Weird that Tony B wasn't a part of that story. I'm guessing because he was an after thought as a character and was created specifically for Buscemi.)

It would be neat to see a young Tony B, but I imagine trying to find someone who looks and sounds like a young Buscemi would be a challenge. Especially finding someone who just doesn't seem like a bad SNL impression.

13 hours ago, Avaleigh said:

know that Chase isn't interested in doing a sequel but I wouldn't mind seeing a sequel from the perspective of one of the NY families.

That would be neat too. I watched the last few episodes this past weekend and the guy who sets up the meeting with Tony and Little Carmine is a boss of one of the other NYC families. You only ever see the Lupertazzi family in the show, so what are the other 4 doing?

8 hours ago, DoctorAtomic said:

I like the theme that the nostalgia waxed on the show really wasn't true and that this is just a really ugly life. 

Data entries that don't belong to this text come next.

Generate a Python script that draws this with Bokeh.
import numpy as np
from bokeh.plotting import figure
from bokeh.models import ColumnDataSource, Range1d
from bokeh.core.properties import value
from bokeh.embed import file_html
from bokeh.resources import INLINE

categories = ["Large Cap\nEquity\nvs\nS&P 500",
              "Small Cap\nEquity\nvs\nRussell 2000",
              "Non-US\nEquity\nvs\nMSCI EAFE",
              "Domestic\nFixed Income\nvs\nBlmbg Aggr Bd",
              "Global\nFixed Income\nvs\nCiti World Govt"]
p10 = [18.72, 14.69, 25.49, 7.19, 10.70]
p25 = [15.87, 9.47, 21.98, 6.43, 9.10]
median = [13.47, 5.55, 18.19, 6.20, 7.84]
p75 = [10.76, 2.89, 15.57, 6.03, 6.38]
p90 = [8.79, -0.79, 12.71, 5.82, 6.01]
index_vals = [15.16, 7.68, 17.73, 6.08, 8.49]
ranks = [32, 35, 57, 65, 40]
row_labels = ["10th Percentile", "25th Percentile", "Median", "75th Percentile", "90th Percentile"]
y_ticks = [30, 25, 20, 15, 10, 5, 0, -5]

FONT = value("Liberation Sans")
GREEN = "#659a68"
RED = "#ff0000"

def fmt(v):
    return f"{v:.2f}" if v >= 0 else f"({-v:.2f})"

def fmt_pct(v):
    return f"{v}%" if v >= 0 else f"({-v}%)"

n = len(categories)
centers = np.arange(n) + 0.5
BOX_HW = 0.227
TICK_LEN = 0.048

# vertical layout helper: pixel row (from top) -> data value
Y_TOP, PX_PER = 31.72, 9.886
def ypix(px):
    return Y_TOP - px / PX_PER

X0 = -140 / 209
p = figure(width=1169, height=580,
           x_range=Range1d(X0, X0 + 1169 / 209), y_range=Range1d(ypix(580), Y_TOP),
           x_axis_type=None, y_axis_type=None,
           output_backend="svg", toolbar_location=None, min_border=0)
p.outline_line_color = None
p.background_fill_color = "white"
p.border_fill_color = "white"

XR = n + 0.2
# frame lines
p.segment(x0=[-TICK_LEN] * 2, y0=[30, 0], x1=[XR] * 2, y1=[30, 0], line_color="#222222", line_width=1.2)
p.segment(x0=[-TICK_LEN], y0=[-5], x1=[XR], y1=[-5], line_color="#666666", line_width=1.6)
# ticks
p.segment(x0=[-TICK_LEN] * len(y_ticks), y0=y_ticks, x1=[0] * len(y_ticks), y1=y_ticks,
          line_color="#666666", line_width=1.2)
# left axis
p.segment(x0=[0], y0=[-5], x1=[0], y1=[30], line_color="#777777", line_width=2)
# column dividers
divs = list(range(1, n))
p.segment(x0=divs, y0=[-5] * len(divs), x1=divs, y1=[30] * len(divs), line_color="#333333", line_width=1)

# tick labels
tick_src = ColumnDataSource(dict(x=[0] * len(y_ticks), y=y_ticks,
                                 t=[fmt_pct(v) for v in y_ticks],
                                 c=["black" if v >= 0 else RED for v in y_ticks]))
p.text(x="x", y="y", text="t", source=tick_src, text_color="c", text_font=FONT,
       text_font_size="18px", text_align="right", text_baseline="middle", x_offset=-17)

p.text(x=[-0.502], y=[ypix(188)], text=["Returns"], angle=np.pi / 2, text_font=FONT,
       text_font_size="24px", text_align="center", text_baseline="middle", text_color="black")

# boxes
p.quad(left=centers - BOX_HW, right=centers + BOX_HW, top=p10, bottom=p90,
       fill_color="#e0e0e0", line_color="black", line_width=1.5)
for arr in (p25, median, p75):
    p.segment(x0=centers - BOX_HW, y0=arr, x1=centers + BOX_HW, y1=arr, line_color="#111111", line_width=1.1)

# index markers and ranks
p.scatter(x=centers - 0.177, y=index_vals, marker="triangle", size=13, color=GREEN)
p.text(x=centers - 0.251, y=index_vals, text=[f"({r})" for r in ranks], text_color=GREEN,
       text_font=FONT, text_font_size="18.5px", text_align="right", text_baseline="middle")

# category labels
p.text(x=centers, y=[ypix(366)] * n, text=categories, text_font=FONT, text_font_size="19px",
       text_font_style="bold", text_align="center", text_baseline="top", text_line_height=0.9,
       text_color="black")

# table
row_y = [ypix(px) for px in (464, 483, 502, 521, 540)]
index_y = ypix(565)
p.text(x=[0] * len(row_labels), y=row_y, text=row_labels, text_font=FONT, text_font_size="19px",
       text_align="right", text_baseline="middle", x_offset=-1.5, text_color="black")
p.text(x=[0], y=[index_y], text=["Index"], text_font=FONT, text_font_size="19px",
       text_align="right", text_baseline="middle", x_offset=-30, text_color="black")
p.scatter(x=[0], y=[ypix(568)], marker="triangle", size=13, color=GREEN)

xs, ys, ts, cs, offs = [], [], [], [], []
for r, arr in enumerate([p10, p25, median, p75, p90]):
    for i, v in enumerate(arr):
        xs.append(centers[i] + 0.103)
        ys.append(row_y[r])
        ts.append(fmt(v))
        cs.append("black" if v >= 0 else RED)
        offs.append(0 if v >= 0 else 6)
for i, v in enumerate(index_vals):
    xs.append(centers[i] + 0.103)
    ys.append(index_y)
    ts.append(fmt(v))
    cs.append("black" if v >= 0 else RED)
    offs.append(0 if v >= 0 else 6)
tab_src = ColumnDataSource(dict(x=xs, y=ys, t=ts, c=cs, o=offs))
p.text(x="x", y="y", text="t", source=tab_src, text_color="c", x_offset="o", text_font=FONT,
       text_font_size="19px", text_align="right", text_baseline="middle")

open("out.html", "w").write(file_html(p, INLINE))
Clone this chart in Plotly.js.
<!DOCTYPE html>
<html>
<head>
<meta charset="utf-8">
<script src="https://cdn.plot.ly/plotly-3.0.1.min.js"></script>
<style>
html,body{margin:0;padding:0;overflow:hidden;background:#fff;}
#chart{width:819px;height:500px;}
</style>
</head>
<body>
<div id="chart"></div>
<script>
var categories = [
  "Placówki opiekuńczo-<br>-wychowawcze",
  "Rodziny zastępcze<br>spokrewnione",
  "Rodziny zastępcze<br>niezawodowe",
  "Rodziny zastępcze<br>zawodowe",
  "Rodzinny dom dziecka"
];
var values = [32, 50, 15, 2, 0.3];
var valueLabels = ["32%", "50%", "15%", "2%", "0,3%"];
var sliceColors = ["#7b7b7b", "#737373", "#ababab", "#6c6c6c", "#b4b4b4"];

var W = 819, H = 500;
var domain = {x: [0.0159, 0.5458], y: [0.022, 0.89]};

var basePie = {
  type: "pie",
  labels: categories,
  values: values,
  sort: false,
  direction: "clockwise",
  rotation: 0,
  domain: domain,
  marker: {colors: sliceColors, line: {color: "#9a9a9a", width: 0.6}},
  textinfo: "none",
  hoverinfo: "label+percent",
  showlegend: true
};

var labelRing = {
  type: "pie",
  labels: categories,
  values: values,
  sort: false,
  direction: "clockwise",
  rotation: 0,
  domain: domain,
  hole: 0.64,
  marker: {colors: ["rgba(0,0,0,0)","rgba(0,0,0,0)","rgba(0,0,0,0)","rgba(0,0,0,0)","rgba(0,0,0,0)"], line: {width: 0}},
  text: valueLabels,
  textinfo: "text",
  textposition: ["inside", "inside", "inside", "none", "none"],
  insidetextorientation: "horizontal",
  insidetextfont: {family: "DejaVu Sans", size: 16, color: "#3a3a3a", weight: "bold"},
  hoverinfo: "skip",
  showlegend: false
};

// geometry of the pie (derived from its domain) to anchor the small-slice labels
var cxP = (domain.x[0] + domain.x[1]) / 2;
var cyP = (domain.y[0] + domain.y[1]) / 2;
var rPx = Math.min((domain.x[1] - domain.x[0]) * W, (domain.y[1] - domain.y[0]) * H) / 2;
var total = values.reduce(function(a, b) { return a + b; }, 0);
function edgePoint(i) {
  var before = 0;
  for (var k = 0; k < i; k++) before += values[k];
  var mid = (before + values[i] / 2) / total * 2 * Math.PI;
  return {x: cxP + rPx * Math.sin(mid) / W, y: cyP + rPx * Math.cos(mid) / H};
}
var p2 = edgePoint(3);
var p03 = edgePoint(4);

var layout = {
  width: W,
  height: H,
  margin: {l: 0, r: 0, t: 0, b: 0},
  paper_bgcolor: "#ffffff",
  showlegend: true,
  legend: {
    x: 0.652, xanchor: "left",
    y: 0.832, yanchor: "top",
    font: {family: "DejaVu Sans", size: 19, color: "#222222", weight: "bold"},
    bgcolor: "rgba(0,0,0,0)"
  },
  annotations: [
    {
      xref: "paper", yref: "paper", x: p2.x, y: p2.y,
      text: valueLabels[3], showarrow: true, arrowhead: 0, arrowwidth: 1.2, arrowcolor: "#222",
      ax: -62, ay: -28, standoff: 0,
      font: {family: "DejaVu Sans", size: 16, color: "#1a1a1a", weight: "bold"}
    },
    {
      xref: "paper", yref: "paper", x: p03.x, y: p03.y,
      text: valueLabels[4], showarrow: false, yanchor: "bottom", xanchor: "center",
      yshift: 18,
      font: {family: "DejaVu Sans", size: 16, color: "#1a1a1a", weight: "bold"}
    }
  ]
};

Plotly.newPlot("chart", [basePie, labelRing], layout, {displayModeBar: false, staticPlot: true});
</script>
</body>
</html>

I liked that too. Last week I watched the episode where Janice tells the story of Johnny Boy shooting Livia's hair. In her story they were with Junior and his girlfriend. So unless it happened more than once it is interesting how history gets filtered through 30+ years of memories. Same thing how Tony said there were never any happy moments with his mother, when in the movie they said that her reading the book to him in bed was one of the happiest moments of his life.

13 hours ago, Avaleigh said:

I'd also like to see how the Apriles took over the DiMeo family.

One thing I did like was how the movie made it pretty clear that Junior was kind of crazy even back then and clearly not boss material. So it makes sense that it would go to someone 30 years younger when the big boss went to prison.